* begin Collected data *
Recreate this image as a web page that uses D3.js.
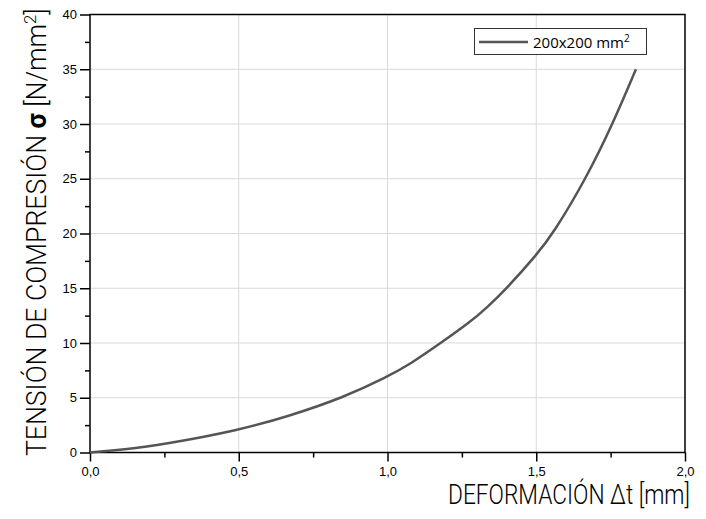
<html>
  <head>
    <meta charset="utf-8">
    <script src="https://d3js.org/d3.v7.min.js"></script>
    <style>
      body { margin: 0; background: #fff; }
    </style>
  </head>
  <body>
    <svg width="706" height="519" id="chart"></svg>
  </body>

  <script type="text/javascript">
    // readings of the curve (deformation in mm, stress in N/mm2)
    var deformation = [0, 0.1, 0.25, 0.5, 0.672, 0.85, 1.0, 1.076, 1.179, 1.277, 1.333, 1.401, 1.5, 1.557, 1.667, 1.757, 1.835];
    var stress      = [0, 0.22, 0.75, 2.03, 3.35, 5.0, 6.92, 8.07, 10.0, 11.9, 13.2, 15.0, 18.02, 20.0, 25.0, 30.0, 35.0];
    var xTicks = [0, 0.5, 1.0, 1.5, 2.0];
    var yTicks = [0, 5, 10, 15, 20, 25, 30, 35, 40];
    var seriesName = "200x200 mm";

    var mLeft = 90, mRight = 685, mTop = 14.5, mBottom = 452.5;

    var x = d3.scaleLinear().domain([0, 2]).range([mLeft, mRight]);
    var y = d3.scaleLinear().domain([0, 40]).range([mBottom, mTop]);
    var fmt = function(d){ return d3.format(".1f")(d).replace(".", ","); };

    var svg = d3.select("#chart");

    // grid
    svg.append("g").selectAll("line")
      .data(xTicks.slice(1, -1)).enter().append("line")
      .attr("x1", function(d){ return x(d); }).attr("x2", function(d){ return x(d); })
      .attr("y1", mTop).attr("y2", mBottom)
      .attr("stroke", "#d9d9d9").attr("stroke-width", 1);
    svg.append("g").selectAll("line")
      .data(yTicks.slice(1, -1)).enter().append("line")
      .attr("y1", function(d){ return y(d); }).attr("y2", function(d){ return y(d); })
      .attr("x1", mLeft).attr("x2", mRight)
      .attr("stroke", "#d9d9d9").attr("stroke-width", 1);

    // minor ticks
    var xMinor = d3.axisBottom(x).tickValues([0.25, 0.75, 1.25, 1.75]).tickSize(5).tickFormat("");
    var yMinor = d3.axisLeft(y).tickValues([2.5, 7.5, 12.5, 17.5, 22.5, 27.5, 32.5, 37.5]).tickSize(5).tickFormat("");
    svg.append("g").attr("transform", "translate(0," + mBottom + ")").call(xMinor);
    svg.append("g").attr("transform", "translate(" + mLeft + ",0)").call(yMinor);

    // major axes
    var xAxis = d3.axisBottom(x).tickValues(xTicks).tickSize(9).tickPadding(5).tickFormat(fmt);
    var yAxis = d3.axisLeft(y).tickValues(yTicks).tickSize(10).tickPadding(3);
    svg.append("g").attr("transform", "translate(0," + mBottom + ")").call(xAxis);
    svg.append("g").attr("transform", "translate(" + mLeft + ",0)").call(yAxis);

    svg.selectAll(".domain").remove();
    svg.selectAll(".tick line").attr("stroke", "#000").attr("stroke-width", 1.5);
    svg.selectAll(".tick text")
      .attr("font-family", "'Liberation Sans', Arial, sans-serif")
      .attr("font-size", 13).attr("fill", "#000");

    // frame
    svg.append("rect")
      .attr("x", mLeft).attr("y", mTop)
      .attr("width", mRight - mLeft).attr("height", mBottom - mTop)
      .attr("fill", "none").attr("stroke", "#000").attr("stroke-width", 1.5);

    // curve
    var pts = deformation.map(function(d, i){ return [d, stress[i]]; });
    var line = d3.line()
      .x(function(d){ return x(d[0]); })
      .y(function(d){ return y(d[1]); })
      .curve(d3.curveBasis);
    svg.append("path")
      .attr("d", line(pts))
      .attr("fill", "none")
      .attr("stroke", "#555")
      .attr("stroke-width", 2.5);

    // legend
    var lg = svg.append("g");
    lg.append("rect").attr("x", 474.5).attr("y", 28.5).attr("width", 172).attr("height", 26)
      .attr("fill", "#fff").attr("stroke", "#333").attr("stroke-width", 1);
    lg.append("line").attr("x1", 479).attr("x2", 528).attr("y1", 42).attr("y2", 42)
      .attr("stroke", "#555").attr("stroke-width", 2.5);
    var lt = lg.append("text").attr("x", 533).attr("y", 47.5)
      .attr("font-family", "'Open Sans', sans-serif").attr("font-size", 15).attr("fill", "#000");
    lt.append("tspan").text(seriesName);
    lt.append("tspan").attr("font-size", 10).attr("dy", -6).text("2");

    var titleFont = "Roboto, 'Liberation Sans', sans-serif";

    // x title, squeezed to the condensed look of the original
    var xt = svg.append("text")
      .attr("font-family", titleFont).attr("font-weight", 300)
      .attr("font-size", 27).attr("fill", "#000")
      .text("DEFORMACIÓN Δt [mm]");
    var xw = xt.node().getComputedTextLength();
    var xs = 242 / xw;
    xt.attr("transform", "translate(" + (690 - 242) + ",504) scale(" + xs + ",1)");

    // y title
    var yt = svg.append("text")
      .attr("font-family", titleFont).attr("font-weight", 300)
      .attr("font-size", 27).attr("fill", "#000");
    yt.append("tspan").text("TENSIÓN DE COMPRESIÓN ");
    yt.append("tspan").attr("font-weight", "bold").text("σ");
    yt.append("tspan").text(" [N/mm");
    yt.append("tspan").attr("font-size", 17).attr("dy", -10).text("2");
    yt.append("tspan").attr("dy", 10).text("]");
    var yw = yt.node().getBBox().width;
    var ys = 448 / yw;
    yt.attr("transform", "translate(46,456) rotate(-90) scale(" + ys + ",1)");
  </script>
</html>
* end Collected data *
The exercise –
Please take the lines from the beginning of the data above through the line holding "var mLeft = 90, mRight" and transcribe them exactly, without any pictures.

Task result –
Recreate this image as a web page that uses D3.js.
<html>
  <head>
    <meta charset="utf-8">
    <script src="https://d3js.org/d3.v7.min.js"></script>
    <style>
      body { margin: 0; background: #fff; }
    </style>
  </head>
  <body>
    <svg width="706" height="519" id="chart"></svg>
  </body>

  <script type="text/javascript">
    // readings of the curve (deformation in mm, stress in N/mm2)
    var deformation = [0, 0.1, 0.25, 0.5, 0.672, 0.85, 1.0, 1.076, 1.179, 1.277, 1.333, 1.401, 1.5, 1.557, 1.667, 1.757, 1.835];
    var stress      = [0, 0.22, 0.75, 2.03, 3.35, 5.0, 6.92, 8.07, 10.0, 11.9, 13.2, 15.0, 18.02, 20.0, 25.0, 30.0, 35.0];
    var xTicks = [0, 0.5, 1.0, 1.5, 2.0];
    var yTicks = [0, 5, 10, 15, 20, 25, 30, 35, 40];
    var seriesName = "200x200 mm";

    var mLeft = 90, mRight = 685, mTop = 14.5, mBottom = 452.5;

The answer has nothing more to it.